═════ Source excerpt ═════

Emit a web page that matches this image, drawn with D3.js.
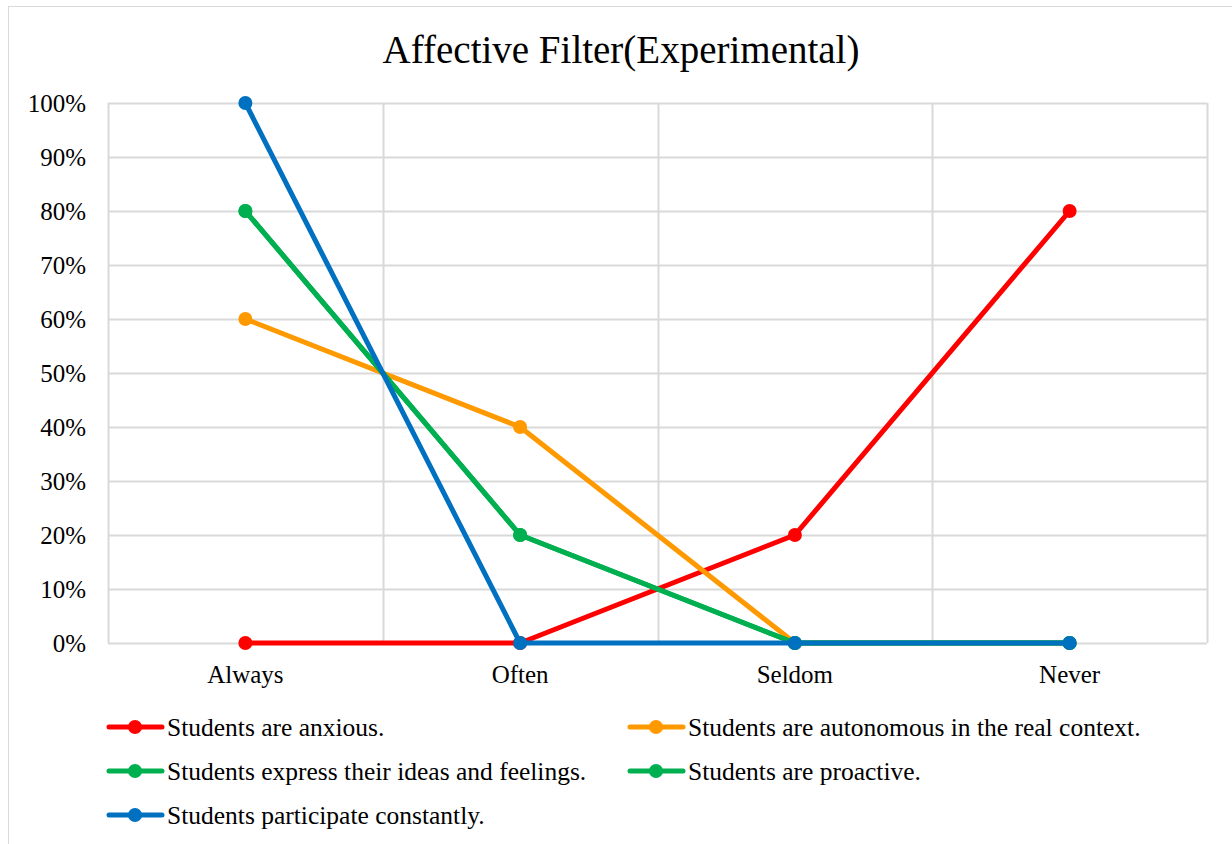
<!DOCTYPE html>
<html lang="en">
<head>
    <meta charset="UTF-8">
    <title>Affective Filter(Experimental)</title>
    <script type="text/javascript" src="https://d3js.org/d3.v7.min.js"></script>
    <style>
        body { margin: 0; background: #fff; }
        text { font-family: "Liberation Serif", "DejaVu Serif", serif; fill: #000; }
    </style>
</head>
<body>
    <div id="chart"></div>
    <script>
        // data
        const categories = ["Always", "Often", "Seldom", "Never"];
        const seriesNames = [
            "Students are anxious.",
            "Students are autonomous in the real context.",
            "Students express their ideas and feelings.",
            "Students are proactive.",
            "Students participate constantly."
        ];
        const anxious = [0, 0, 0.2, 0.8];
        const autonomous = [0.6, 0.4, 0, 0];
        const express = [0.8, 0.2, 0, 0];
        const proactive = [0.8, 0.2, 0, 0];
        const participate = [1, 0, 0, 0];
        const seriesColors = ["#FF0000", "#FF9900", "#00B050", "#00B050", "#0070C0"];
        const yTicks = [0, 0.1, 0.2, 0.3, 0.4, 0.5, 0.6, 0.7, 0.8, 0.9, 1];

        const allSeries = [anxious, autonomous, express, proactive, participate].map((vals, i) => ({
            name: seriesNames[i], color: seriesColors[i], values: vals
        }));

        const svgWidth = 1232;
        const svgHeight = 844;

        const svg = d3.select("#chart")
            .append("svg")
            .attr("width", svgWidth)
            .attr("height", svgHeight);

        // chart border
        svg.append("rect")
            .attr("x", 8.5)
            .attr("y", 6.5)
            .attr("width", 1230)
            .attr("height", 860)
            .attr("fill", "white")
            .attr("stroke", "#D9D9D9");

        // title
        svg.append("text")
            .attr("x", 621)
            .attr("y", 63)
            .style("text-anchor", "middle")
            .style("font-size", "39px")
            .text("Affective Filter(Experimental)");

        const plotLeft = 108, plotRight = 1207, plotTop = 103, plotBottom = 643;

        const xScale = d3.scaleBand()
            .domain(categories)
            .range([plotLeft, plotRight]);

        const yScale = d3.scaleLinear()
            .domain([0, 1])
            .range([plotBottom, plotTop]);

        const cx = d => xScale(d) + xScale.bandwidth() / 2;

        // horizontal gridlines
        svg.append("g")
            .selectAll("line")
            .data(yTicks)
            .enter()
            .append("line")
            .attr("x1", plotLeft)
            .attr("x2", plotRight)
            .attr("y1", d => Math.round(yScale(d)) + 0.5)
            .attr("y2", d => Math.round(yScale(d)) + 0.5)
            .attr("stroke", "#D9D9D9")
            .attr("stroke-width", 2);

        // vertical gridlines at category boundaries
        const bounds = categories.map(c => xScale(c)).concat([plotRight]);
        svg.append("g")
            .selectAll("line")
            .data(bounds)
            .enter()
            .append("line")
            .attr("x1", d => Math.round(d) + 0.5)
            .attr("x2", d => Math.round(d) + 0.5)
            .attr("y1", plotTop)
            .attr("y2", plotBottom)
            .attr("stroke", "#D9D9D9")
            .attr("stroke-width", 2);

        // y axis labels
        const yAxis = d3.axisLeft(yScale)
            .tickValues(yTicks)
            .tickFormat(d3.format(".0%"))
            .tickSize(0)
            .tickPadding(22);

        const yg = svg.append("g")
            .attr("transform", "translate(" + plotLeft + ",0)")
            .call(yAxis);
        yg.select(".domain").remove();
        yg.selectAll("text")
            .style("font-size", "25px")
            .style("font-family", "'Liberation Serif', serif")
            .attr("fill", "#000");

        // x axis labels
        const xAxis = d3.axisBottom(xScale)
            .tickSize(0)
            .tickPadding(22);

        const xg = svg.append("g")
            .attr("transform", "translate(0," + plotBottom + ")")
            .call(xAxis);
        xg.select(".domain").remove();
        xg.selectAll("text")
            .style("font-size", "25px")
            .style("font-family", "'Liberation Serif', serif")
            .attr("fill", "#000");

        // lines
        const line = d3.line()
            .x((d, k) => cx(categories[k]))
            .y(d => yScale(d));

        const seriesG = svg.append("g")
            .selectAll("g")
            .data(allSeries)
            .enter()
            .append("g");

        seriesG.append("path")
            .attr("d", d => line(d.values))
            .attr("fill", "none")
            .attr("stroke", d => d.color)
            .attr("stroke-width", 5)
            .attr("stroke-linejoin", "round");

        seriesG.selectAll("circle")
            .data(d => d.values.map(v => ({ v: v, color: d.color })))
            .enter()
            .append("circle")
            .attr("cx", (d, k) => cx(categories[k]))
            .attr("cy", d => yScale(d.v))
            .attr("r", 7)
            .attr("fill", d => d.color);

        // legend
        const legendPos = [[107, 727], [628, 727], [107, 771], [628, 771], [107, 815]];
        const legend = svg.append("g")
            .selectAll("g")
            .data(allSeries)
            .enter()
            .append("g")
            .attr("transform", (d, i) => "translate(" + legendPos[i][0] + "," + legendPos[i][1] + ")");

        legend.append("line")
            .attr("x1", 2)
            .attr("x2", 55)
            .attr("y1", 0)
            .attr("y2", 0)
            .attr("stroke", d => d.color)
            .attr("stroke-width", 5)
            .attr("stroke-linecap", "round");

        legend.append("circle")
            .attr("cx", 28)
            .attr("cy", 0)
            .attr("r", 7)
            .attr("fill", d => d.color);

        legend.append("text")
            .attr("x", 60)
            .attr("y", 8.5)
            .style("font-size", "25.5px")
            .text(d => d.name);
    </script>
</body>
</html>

═════

Write out the listing above again, exactly, but with no pictures in the copy.

Emit a web page that matches this image, drawn with D3.js.
<!DOCTYPE html>
<html lang="en">
<head>
    <meta charset="UTF-8">
    <title>Affective Filter(Experimental)</title>
    <script type="text/javascript" src="https://d3js.org/d3.v7.min.js"></script>
    <style>
        body { margin: 0; background: #fff; }
        text { font-family: "Liberation Serif", "DejaVu Serif", serif; fill: #000; }
    </style>
</head>
<body>
    <div id="chart"></div>
    <script>
        // data
        const categories = ["Always", "Often", "Seldom", "Never"];
        const seriesNames = [
            "Students are anxious.",
            "Students are autonomous in the real context.",
            "Students express their ideas and feelings.",
            "Students are proactive.",
            "Students participate constantly."
        ];
        const anxious = [0, 0, 0.2, 0.8];
        const autonomous = [0.6, 0.4, 0, 0];
        const express = [0.8, 0.2, 0, 0];
        const proactive = [0.8, 0.2, 0, 0];
        const participate = [1, 0, 0, 0];
        const seriesColors = ["#FF0000", "#FF9900", "#00B050", "#00B050", "#0070C0"];
        const yTicks = [0, 0.1, 0.2, 0.3, 0.4, 0.5, 0.6, 0.7, 0.8, 0.9, 1];

        const allSeries = [anxious, autonomous, express, proactive, participate].map((vals, i) => ({
            name: seriesNames[i], color: seriesColors[i], values: vals
        }));

        const svgWidth = 1232;
        const svgHeight = 844;

        const svg = d3.select("#chart")
            .append("svg")
            .attr("width", svgWidth)
            .attr("height", svgHeight);

        // chart border
        svg.append("rect")
            .attr("x", 8.5)
            .attr("y", 6.5)
            .attr("width", 1230)
            .attr("height", 860)
            .attr("fill", "white")
            .attr("stroke", "#D9D9D9");

        // title
        svg.append("text")
            .attr("x", 621)
            .attr("y", 63)
            .style("text-anchor", "middle")
            .style("font-size", "39px")
            .text("Affective Filter(Experimental)");

        const plotLeft = 108, plotRight = 1207, plotTop = 103, plotBottom = 643;

        const xScale = d3.scaleBand()
            .domain(categories)
            .range([plotLeft, plotRight]);

        const yScale = d3.scaleLinear()
            .domain([0, 1])
            .range([plotBottom, plotTop]);

        const cx = d => xScale(d) + xScale.bandwidth() / 2;

        // horizontal gridlines
        svg.append("g")
            .selectAll("line")
            .data(yTicks)
            .enter()
            .append("line")
            .attr("x1", plotLeft)
            .attr("x2", plotRight)
            .attr("y1", d => Math.round(yScale(d)) + 0.5)
            .attr("y2", d => Math.round(yScale(d)) + 0.5)
            .attr("stroke", "#D9D9D9")
            .attr("stroke-width", 2);

        // vertical gridlines at category boundaries
        const bounds = categories.map(c => xScale(c)).concat([plotRight]);
        svg.append("g")
            .selectAll("line")
            .data(bounds)
            .enter()
            .append("line")
            .attr("x1", d => Math.round(d) + 0.5)
            .attr("x2", d => Math.round(d) + 0.5)
            .attr("y1", plotTop)
            .attr("y2", plotBottom)
            .attr("stroke", "#D9D9D9")
            .attr("stroke-width", 2);

        // y axis labels
        const yAxis = d3.axisLeft(yScale)
            .tickValues(yTicks)
            .tickFormat(d3.format(".0%"))
            .tickSize(0)
            .tickPadding(22);

        const yg = svg.append("g")
            .attr("transform", "translate(" + plotLeft + ",0)")
            .call(yAxis);
        yg.select(".domain").remove();
        yg.selectAll("text")
            .style("font-size", "25px")
            .style("font-family", "'Liberation Serif', serif")
            .attr("fill", "#000");

        // x axis labels
        const xAxis = d3.axisBottom(xScale)
            .tickSize(0)
            .tickPadding(22);

        const xg = svg.append("g")
            .attr("transform", "translate(0," + plotBottom + ")")
            .call(xAxis);
        xg.select(".domain").remove();
        xg.selectAll("text")
            .style("font-size", "25px")
            .style("font-family", "'Liberation Serif', serif")
            .attr("fill", "#000");

        // lines
        const line = d3.line()
            .x((d, k) => cx(categories[k]))
            .y(d => yScale(d));

        const seriesG = svg.append("g")
            .selectAll("g")
            .data(allSeries)
            .enter()
            .append("g");

        seriesG.append("path")
            .attr("d", d => line(d.values))
            .attr("fill", "none")
            .attr("stroke", d => d.color)
            .attr("stroke-width", 5)
            .attr("stroke-linejoin", "round");

        seriesG.selectAll("circle")
            .data(d => d.values.map(v => ({ v: v, color: d.color })))
            .enter()
            .append("circle")
            .attr("cx", (d, k) => cx(categories[k]))
            .attr("cy", d => yScale(d.v))
            .attr("r", 7)
            .attr("fill", d => d.color);

        // legend
        const legendPos = [[107, 727], [628, 727], [107, 771], [628, 771], [107, 815]];
        const legend = svg.append("g")
            .selectAll("g")
            .data(allSeries)
            .enter()
            .append("g")
            .attr("transform", (d, i) => "translate(" + legendPos[i][0] + "," + legendPos[i][1] + ")");

        legend.append("line")
            .attr("x1", 2)
            .attr("x2", 55)
            .attr("y1", 0)
            .attr("y2", 0)
            .attr("stroke", d => d.color)
            .attr("stroke-width", 5)
            .attr("stroke-linecap", "round");

        legend.append("circle")
            .attr("cx", 28)
            .attr("cy", 0)
            .attr("r", 7)
            .attr("fill", d => d.color);

        legend.append("text")
            .attr("x", 60)
            .attr("y", 8.5)
            .style("font-size", "25.5px")
            .text(d => d.name);
    </script>
</body>
</html>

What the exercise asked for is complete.